Anna war die älteste Tochter des Grafen Botho zu Stolberg und seiner Gattin Anna von Eppstein-Königstein. Sie war die ältere Schwester von Juliana zu Stolberg. Am Anfang des 16. Jahrhunderts wurde sie, kaum dreizehn Jahre alt, nachdem ihre Vorgängerin Magdalena der Abtei von Quedlinburg entsagt und zu Gandersheim gestorben war, vom Kapitel gewählt, am 10. Februar 1515 von Papst Leo X. und am 3. Oktober 1516 vom Kaiser Maximilian I. bestätigt und am 5. November feierlich eingeführt.
Sie war die erste Äbtissin in Quedlinburg, welche die lutherische Lehre annahm. Den ersten Versuchen, in Stadt und Stift Quedlinburg die Reformation zu verbreiten, stellte sich der katholische Herzog Georg von Sachsen als Schutzherr des Stiftes energisch entgegen. Diejenigen Mönche des Augustinerklosters und Pfarrer an den Stadtkirchen, welche im Sinne Luthers predigten, wurden verfolgt und ihre Stellen mit entschiedenen Katholiken besetzt. Anna, welche anfänglich der Reformation gegenüber eine abwartende Stellung eingenommen hatte, entschied sich erst nach Herzog Georgs Tod (1539), und als dessen Nachfolger Heinrich sich selbst dem neuen Glauben zuwandte, für die lutherische Lehre. Die katholischen Geistlichen wurden entfernt und evangelische eingesetzt. Der SuperintendentTilemann Plathner (1490–1551) aus Stolberg, der von ihr für eine Zeit lang nach Quedlinburg berufen wurde, war ihr bei der Durchführung des Reformationswerkes behilflich, doch fehlen darüber genauere Angaben. Zur Besoldung der Geistlichen und Lehrer wurde aus den Gütern der Stadtkirchen ein allgemeiner Gotteskasten errichtet. Die Zahl der Stiftsfrauen und der Canonici wurde beschränkt, der Klosterdienst in der Stiftskirche ganz aufgehoben.
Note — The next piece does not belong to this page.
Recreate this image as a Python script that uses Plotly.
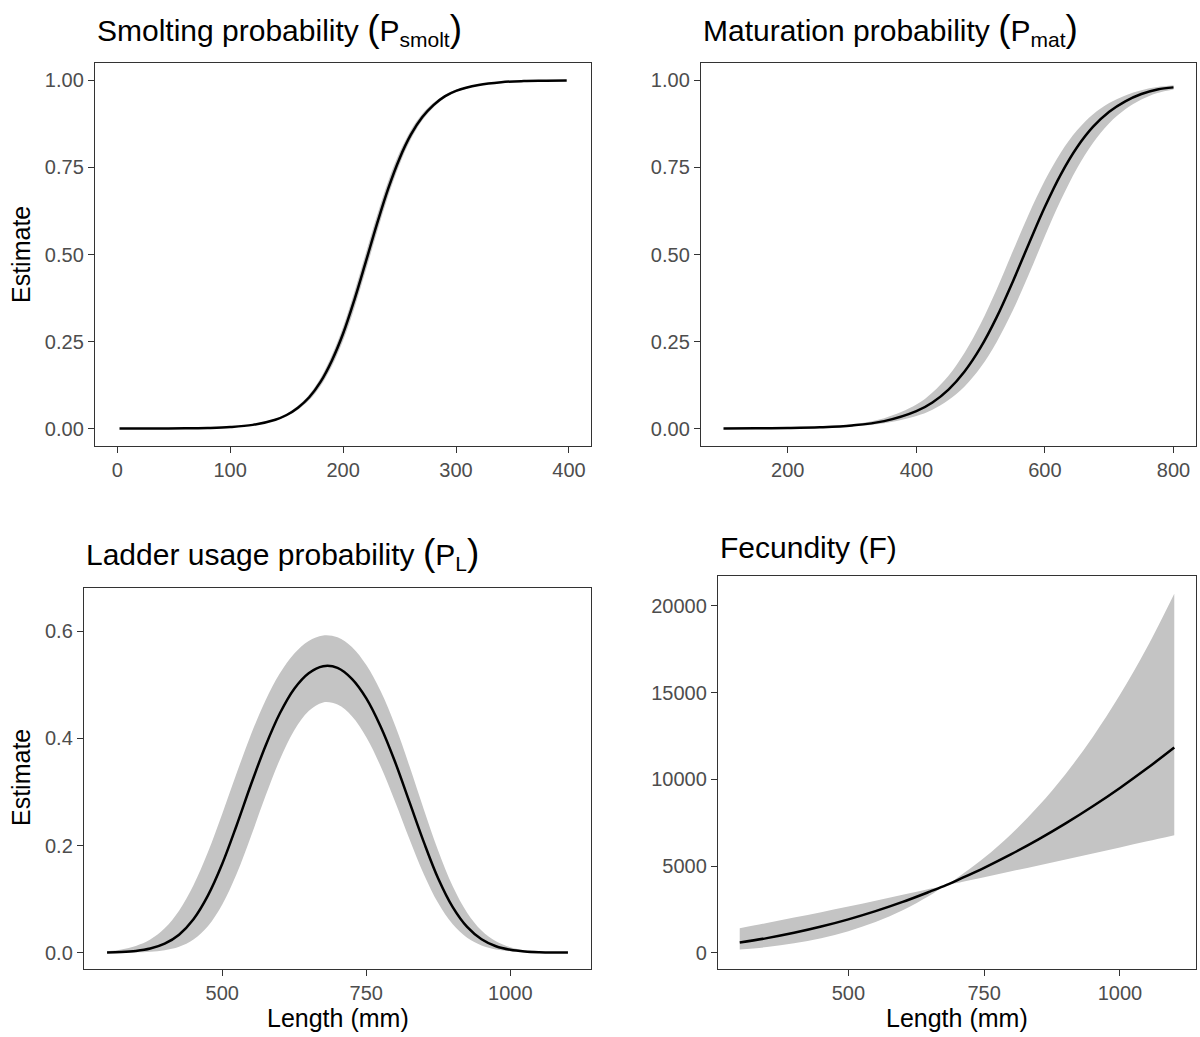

Während ihrer Regierungszeit wurde im Jahr 1540 die erste nachweisbare Visitation der Kirchen in der Stadt Quedlinburg abgehalten, deren Protokoll eine der wichtigsten Quellen für die quedlinburgische Reformationsgeschichte bildet.[1] Auf Luthers und Melanchthons Rat wurden die beiden Schulen der Altstadt und Neustadt zu einer einzigen vereinigt und Äbtissin Anna überließ dem Rat für dieses neue Gymnasium das verlassene Franziskanerkloster, in dessen Räumen es sich bis in die neueste Zeit befand.
↑Hermann Lorenz: Quellen zur städtischen Verwaltungs- Rechts- und Wirtschaftsgeschichte von Quedlinburg. Halle/Saaele 1916, S. 39–51; die Auswertung der Quelle bei Max Lorenz: Die Kirchenordnungen des Stiftes und der Stadt Quedlinburg, in: Zeitschrift des Vereins für Kirchengeschichte in der Provinz Sachsen 4 (1907), S. 32–93.